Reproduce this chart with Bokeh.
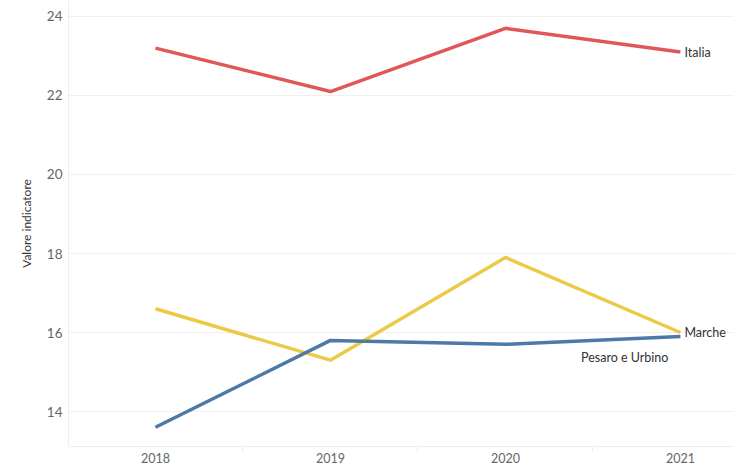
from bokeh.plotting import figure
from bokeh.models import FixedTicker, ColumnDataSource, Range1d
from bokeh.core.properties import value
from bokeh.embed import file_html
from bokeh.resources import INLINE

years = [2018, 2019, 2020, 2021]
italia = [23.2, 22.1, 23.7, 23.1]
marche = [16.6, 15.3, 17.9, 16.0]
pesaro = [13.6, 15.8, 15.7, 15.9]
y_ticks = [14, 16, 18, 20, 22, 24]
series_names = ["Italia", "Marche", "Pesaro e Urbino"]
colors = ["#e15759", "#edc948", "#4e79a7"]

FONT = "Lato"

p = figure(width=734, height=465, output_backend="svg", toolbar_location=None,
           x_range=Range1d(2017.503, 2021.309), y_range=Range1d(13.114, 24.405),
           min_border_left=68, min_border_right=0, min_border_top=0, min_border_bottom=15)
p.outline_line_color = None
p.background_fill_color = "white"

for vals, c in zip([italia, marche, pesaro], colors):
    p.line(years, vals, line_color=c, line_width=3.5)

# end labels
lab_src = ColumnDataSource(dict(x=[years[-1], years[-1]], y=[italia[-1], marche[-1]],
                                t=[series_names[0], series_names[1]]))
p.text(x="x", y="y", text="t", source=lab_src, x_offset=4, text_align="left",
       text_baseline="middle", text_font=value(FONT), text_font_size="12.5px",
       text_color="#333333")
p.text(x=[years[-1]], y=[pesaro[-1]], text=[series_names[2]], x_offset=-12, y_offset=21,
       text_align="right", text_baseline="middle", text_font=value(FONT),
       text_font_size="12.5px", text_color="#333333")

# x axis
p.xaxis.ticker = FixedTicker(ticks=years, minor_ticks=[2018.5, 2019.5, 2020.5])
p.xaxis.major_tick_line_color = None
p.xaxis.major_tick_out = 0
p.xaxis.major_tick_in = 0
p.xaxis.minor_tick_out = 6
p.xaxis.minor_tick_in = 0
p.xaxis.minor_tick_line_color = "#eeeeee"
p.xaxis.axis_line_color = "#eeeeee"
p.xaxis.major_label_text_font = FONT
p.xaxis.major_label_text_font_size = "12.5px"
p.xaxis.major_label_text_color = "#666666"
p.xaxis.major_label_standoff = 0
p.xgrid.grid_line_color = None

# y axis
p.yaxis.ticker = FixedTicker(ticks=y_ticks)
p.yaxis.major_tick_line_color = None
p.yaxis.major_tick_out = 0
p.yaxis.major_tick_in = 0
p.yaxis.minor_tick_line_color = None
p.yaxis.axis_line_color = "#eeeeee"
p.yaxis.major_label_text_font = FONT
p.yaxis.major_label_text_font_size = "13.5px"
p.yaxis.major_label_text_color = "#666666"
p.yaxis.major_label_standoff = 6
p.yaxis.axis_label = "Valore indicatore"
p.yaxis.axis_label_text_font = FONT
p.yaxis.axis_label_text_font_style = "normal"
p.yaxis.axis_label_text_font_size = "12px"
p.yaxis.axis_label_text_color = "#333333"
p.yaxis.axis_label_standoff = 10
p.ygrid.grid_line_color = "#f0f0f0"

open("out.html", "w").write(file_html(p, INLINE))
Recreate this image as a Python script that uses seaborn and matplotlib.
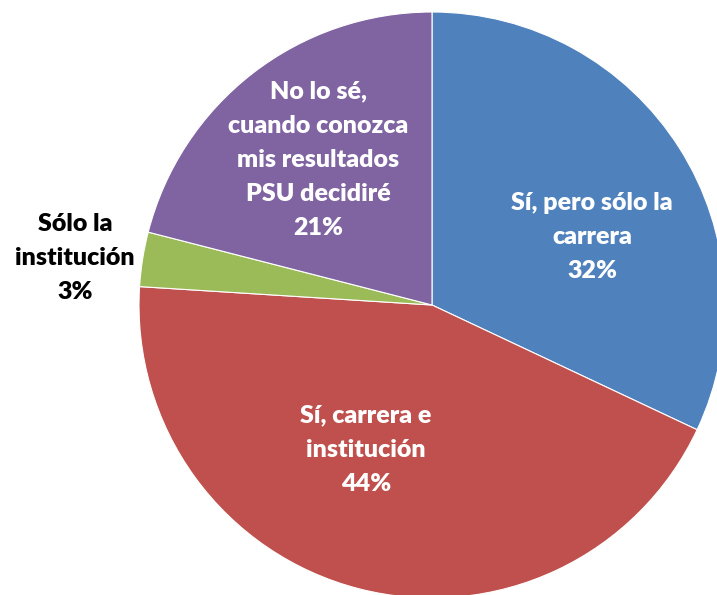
____________
WHAT THE EXERCISE ASKS:
Return each line of the data, keeping its wording exact and omitting pictures.

RESPONSE TO THE EXERCISE:
Reproduce this chart with Bokeh.
from bokeh.plotting import figure
from bokeh.models import FixedTicker, ColumnDataSource, Range1d
from bokeh.core.properties import value
from bokeh.embed import file_html
from bokeh.resources import INLINE

years = [2018, 2019, 2020, 2021]
italia = [23.2, 22.1, 23.7, 23.1]
marche = [16.6, 15.3, 17.9, 16.0]
pesaro = [13.6, 15.8, 15.7, 15.9]
y_ticks = [14, 16, 18, 20, 22, 24]
series_names = ["Italia", "Marche", "Pesaro e Urbino"]
colors = ["#e15759", "#edc948", "#4e79a7"]

FONT = "Lato"

p = figure(width=734, height=465, output_backend="svg", toolbar_location=None,
           x_range=Range1d(2017.503, 2021.309), y_range=Range1d(13.114, 24.405),
           min_border_left=68, min_border_right=0, min_border_top=0, min_border_bottom=15)
p.outline_line_color = None
p.background_fill_color = "white"

for vals, c in zip([italia, marche, pesaro], colors):
    p.line(years, vals, line_color=c, line_width=3.5)

# end labels
lab_src = ColumnDataSource(dict(x=[years[-1], years[-1]], y=[italia[-1], marche[-1]],
                                t=[series_names[0], series_names[1]]))
p.text(x="x", y="y", text="t", source=lab_src, x_offset=4, text_align="left",
       text_baseline="middle", text_font=value(FONT), text_font_size="12.5px",
       text_color="#333333")
p.text(x=[years[-1]], y=[pesaro[-1]], text=[series_names[2]], x_offset=-12, y_offset=21,
       text_align="right", text_baseline="middle", text_font=value(FONT),
       text_font_size="12.5px", text_color="#333333")

# x axis
p.xaxis.ticker = FixedTicker(ticks=years, minor_ticks=[2018.5, 2019.5, 2020.5])
p.xaxis.major_tick_line_color = None
p.xaxis.major_tick_out = 0
p.xaxis.major_tick_in = 0
p.xaxis.minor_tick_out = 6
p.xaxis.minor_tick_in = 0
p.xaxis.minor_tick_line_color = "#eeeeee"
p.xaxis.axis_line_color = "#eeeeee"
p.xaxis.major_label_text_font = FONT
p.xaxis.major_label_text_font_size = "12.5px"
p.xaxis.major_label_text_color = "#666666"
p.xaxis.major_label_standoff = 0
p.xgrid.grid_line_color = None

# y axis
p.yaxis.ticker = FixedTicker(ticks=y_ticks)
p.yaxis.major_tick_line_color = None
p.yaxis.major_tick_out = 0
p.yaxis.major_tick_in = 0
p.yaxis.minor_tick_line_color = None
p.yaxis.axis_line_color = "#eeeeee"
p.yaxis.major_label_text_font = FONT
p.yaxis.major_label_text_font_size = "13.5px"
p.yaxis.major_label_text_color = "#666666"
p.yaxis.major_label_standoff = 6
p.yaxis.axis_label = "Valore indicatore"
p.yaxis.axis_label_text_font = FONT
p.yaxis.axis_label_text_font_style = "normal"
p.yaxis.axis_label_text_font_size = "12px"
p.yaxis.axis_label_text_color = "#333333"
p.yaxis.axis_label_standoff = 10
p.ygrid.grid_line_color = "#f0f0f0"

open("out.html", "w").write(file_html(p, INLINE))
Recreate this image as a Python script that uses seaborn and matplotlib.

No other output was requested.